■ **TASK BRIEF**
Pictures are not part of the copy. Retype the lines from the first one through the line that contains "ctx.strokeRect(chartArea.left + 0.5, chartArea.top".

# # #

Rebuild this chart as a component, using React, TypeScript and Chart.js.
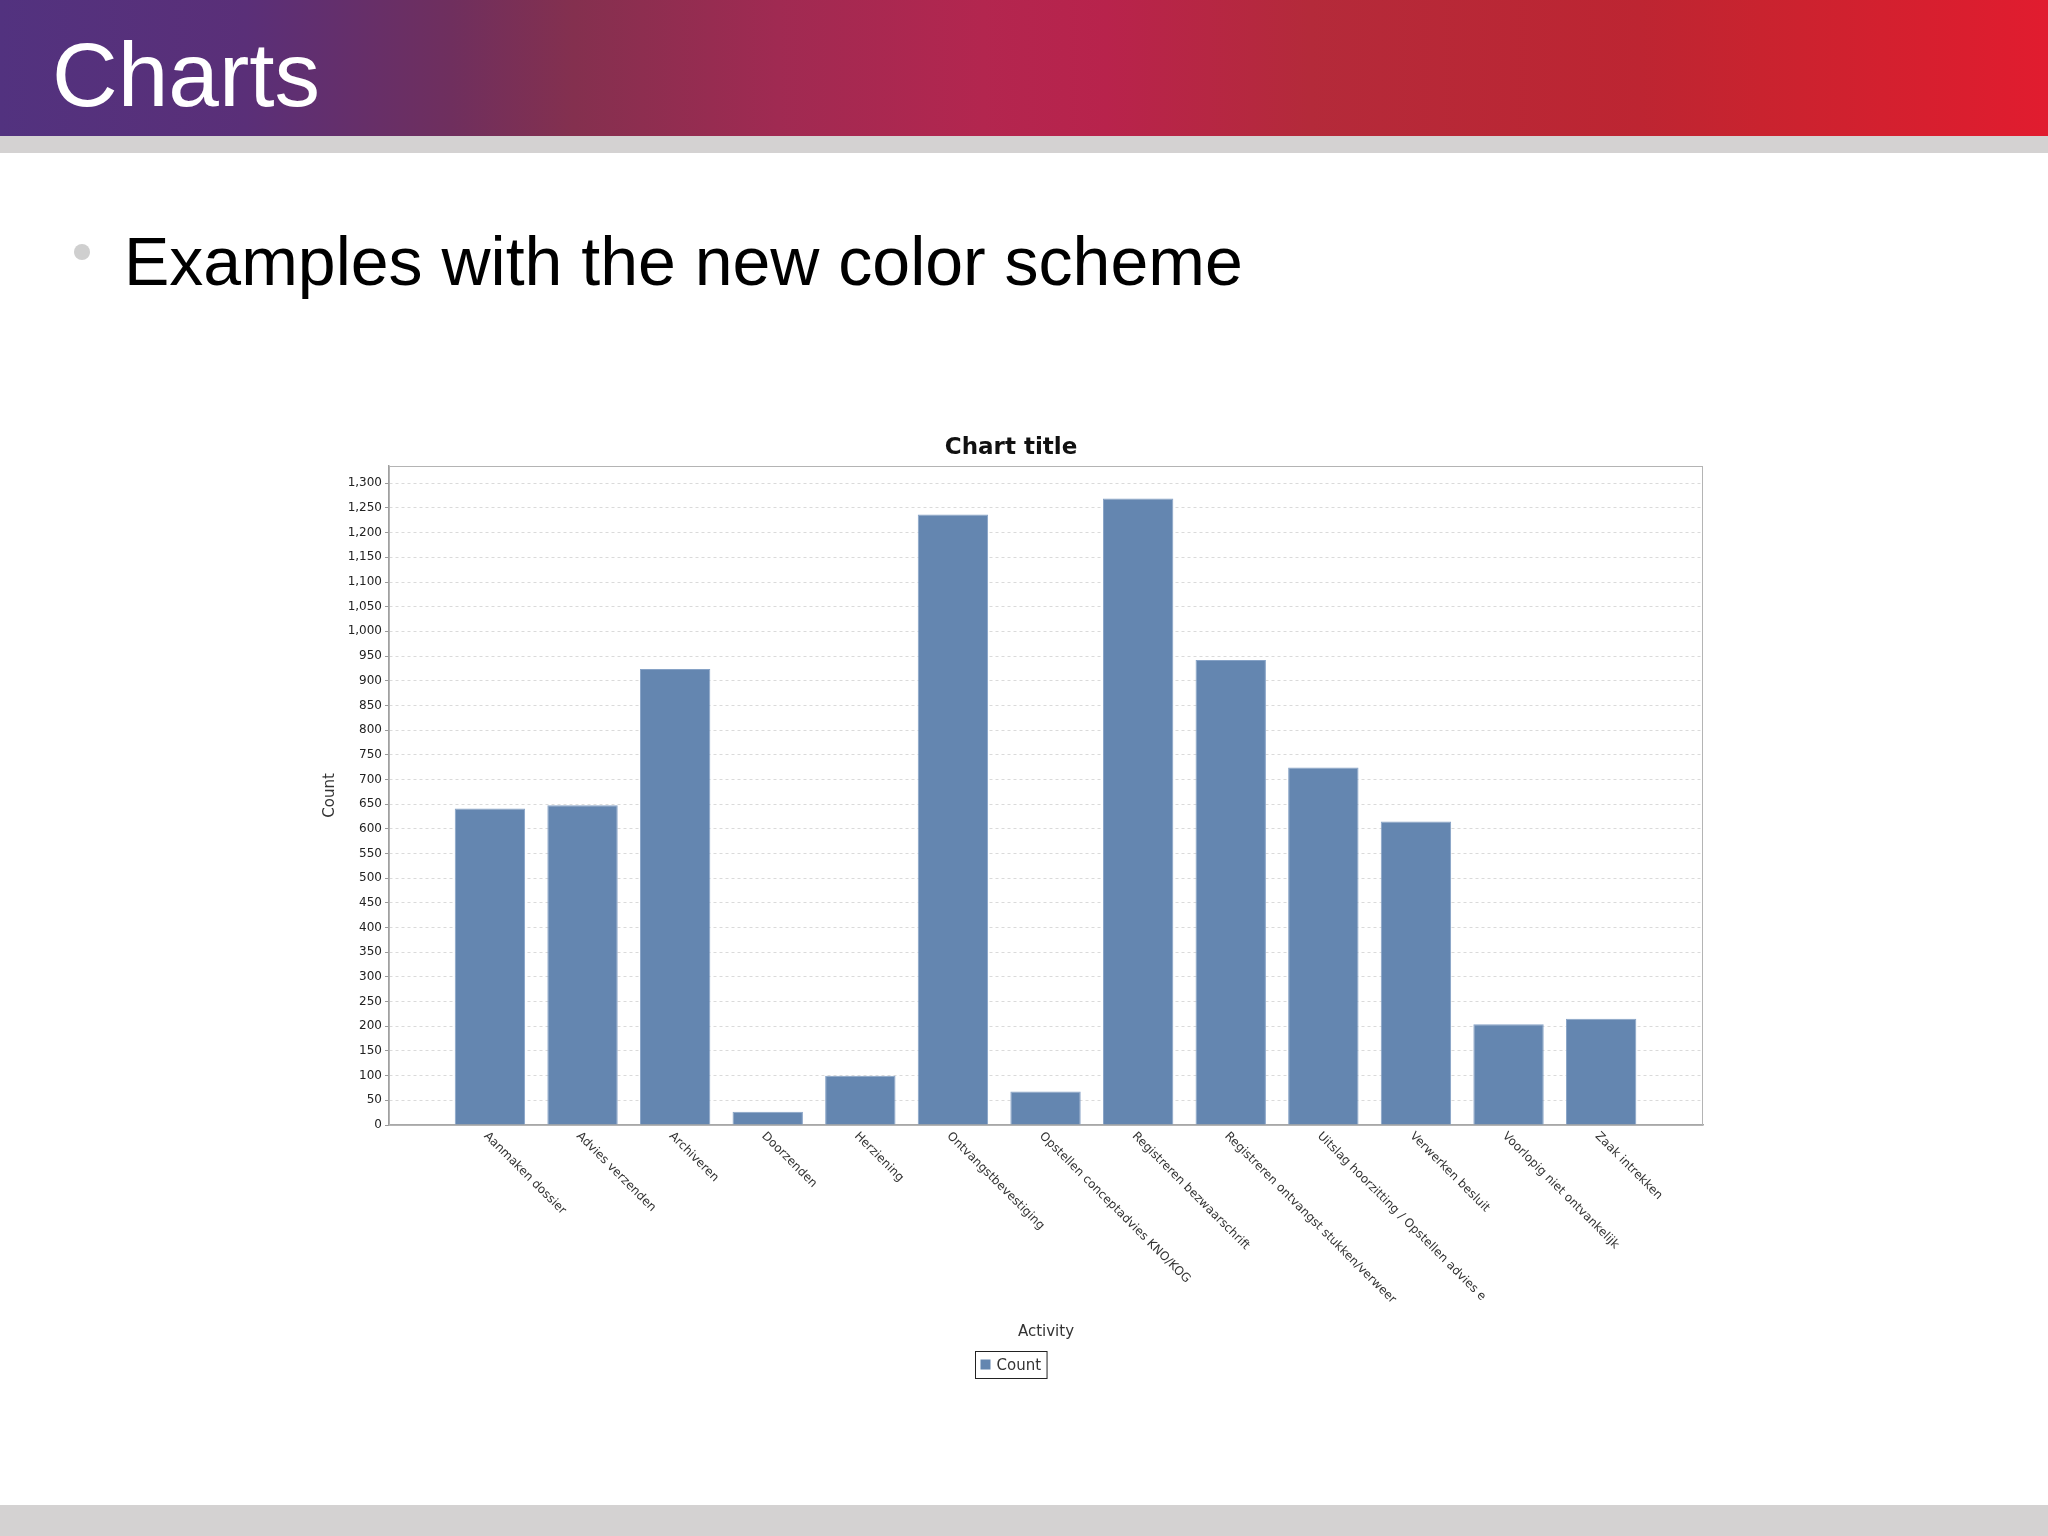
import { useRef, useEffect } from 'react';
import { Chart, registerables } from 'chart.js';

Chart.register(...registerables);

// data
const activities = [
  'Aanmaken dossier',
  'Advies verzenden',
  'Archiveren',
  'Doorzenden',
  'Herziening',
  'Ontvangstbevestiging',
  'Opstellen conceptadvies KNO/KOG',
  'Registreren bezwaarschrift',
  'Registreren ontvangst stukken/verweer',
  'Uitslag hoorzitting / Opstellen advies e',
  'Verwerken besluit',
  'Voorlopig niet ontvankelijk',
  'Zaak intrekken',
];
const counts = [641, 648, 924, 27, 100, 1237, 68, 1269, 942, 724, 615, 204, 215];
const yMax = 1335;
const yStep = 50;

const BAR_COLOR = '#6486b0';
const FONT = "'DejaVu Sans', sans-serif";

// x labels go down to the right (JFreeChart style), Chart.js can't rotate that way
const slantedLabels = {
  id: 'slantedLabels',
  afterDraw(chart: any) {
    const { ctx, chartArea } = chart;
    const x = chart.scales.x;
    ctx.save();
    ctx.font = `12px ${FONT}`;
    ctx.fillStyle = '#333';
    ctx.textAlign = 'left';
    ctx.textBaseline = 'top';
    activities.forEach((label, i) => {
      const px = x.getPixelForValue(i);
      ctx.save();
      ctx.translate(px, chartArea.bottom + 5);
      ctx.rotate(Math.PI / 4);
      ctx.fillText(label, 0, 0);
      ctx.restore();
    });
    ctx.restore();
  },
};

// plot outline + boxed legend
const plotFrame = {
  id: 'plotFrame',
  afterDraw(chart: any) {
    const { ctx, chartArea } = chart;
    ctx.save();
    ctx.strokeStyle = '#b4b4b4';
    ctx.lineWidth = 1;
    ctx.strokeRect(chartArea.left + 0.5, chartArea.top + 0.5, chartArea.right - chartArea.left - 1, chartArea.bottom - chartArea.top);

    const ds = chart.data.datasets[0];
    ctx.font = `15px ${FONT}`;
    const tw = ctx.measureText(ds.label).width;
    const w = 5 + 10 + 6 + tw + 6;
    const h = 27;
    const left = Math.round(chart.width / 2 - w / 2) + 0.5;
    const top = 931.5;
    ctx.strokeStyle = '#222';
    ctx.strokeRect(left, top, w, h);
    ctx.fillStyle = ds.backgroundColor;
    ctx.fillRect(left + 5, top + 8, 10, 10);
    ctx.fillStyle = '#333';
    ctx.textBaseline = 'middle';
    ctx.textAlign = 'left';
    ctx.fillText(ds.label, left + 21, top + h / 2 + 1);
    ctx.restore();
  },
};

function CountChart() {
  const canvasRef = useRef<HTMLCanvasElement>(null);

  useEffect(() => {
    const canvas = canvasRef.current;
    if (!canvas) return;
    Chart.defaults.font.family = FONT;
    const chart = new Chart(canvas, {
      type: 'bar',
      data: {
        datasets: [{
          label: 'Count',
          data: counts.map((v, i) => ({ x: i, y: v })),
          backgroundColor: BAR_COLOR,
          borderColor: '#86a2c6',
          borderWidth: 1,
          categoryPercentage: 1,
          barPercentage: 0.76,
        }],
      },
      options: {
        responsive: false,
        animation: false,
        layout: { padding: { left: 19, right: 19, top: 0, bottom: 50 } },
        plugins: {
          legend: { display: false },
          tooltip: { enabled: false },
          title: {
            display: true,
            text: 'Chart title',
            color: '#111',
            font: { family: FONT, size: 23, weight: 'bold', lineHeight: 1.2 },
            padding: { top: 14, bottom: 4.4 },
          },
        },
        scales: {
          x: {
            type: 'linear',
            min: -1.09,
            max: activities.length - 1 + 1.1,
            offset: false,
            grid: { display: false },
            ticks: { display: false },
            border: { color: '#a8a8a8', width: 1.5 },
            title: {
              display: true,
              text: 'Activity',
              color: '#333',
              font: { family: FONT, size: 15, lineHeight: 1.2 },
              padding: { top: 0, bottom: 4 },
            },
            afterFit(scale: any) { scale.height = 220; },
          },
          y: {
            min: 0,
            max: yMax,
            grid: {
              color: '#dadada',
              lineWidth: 1,
              tickLength: 4,
              tickColor: '#999',
              tickBorderDash: [],
            },
            border: { color: '#a0a0a0', width: 1.5, dash: [3, 3] },
            ticks: {
              stepSize: yStep,
              includeBounds: false,
              autoSkip: false,
              padding: 3,
              color: '#222',
              font: { family: FONT, size: 12 },
              callback: (v: any) => Number(v).toLocaleString('en-US'),
            },
            title: {
              display: true,
              text: 'Count',
              color: '#333',
              font: { family: FONT, size: 15, lineHeight: 1.2 },
              padding: { top: 2, bottom: 0 },
            },
            afterFit(scale: any) { scale.width = 70; },
          },
        },
      },
      plugins: [slantedLabels, plotFrame],
    });
    return () => {
      chart.destroy();
    };
  }, []);

  return <canvas ref={canvasRef} width={1422} height={975} style={{ position: 'absolute', left: 300, top: 420 }} />;
}

export default function App() {
  return (
    <div style={{ position: 'fixed', left: 0, top: 0, width: 2048, height: 1536, background: '#fff', overflow: 'hidden', fontFamily: "'Liberation Sans', Arial, sans-serif" }}>
      <div style={{
        position: 'absolute', left: 0, top: 0, width: 2048, height: 136,
        background: 'linear-gradient(90deg, #52327f 0%, #5a2f78 12%, #6f2f5e 22%, #84304f 28%, #a02a52 38%, #b3264f 48%, #b8234c 54%, #b42a3a 64%, #bd2532 80%, #c9232f 86%, #e11c2f 100%)',
      }} />
      <div style={{ position: 'absolute', left: 0, top: 136, width: 2048, height: 17, background: '#d4d2d2' }} />
      <div style={{ position: 'absolute', left: 52, top: 29, fontSize: 91, lineHeight: 1, color: '#fff' }}>Charts</div>
      <div style={{ position: 'absolute', left: 74, top: 244, width: 16, height: 16, borderRadius: 8, background: '#cfcfcf' }} />
      <div style={{ position: 'absolute', left: 124, top: 227, fontSize: 68, lineHeight: 1, color: '#000', whiteSpace: 'nowrap' }}>Examples with the new color scheme</div>
      <CountChart />
      <div style={{ position: 'absolute', left: 0, top: 1505, width: 2048, height: 31, background: '#d4d2d2' }} />
    </div>
  );
}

# # #

■ **SOLUTION**
Rebuild this chart as a component, using React, TypeScript and Chart.js.
import { useRef, useEffect } from 'react';
import { Chart, registerables } from 'chart.js';

Chart.register(...registerables);

// data
const activities = [
  'Aanmaken dossier',
  'Advies verzenden',
  'Archiveren',
  'Doorzenden',
  'Herziening',
  'Ontvangstbevestiging',
  'Opstellen conceptadvies KNO/KOG',
  'Registreren bezwaarschrift',
  'Registreren ontvangst stukken/verweer',
  'Uitslag hoorzitting / Opstellen advies e',
  'Verwerken besluit',
  'Voorlopig niet ontvankelijk',
  'Zaak intrekken',
];
const counts = [641, 648, 924, 27, 100, 1237, 68, 1269, 942, 724, 615, 204, 215];
const yMax = 1335;
const yStep = 50;

const BAR_COLOR = '#6486b0';
const FONT = "'DejaVu Sans', sans-serif";

// x labels go down to the right (JFreeChart style), Chart.js can't rotate that way
const slantedLabels = {
  id: 'slantedLabels',
  afterDraw(chart: any) {
    const { ctx, chartArea } = chart;
    const x = chart.scales.x;
    ctx.save();
    ctx.font = `12px ${FONT}`;
    ctx.fillStyle = '#333';
    ctx.textAlign = 'left';
    ctx.textBaseline = 'top';
    activities.forEach((label, i) => {
      const px = x.getPixelForValue(i);
      ctx.save();
      ctx.translate(px, chartArea.bottom + 5);
      ctx.rotate(Math.PI / 4);
      ctx.fillText(label, 0, 0);
      ctx.restore();
    });
    ctx.restore();
  },
};

// plot outline + boxed legend
const plotFrame = {
  id: 'plotFrame',
  afterDraw(chart: any) {
    const { ctx, chartArea } = chart;
    ctx.save();
    ctx.strokeStyle = '#b4b4b4';
    ctx.lineWidth = 1;
    ctx.strokeRect(chartArea.left + 0.5, chartArea.top + 0.5, chartArea.right - chartArea.left - 1, chartArea.bottom - chartArea.top);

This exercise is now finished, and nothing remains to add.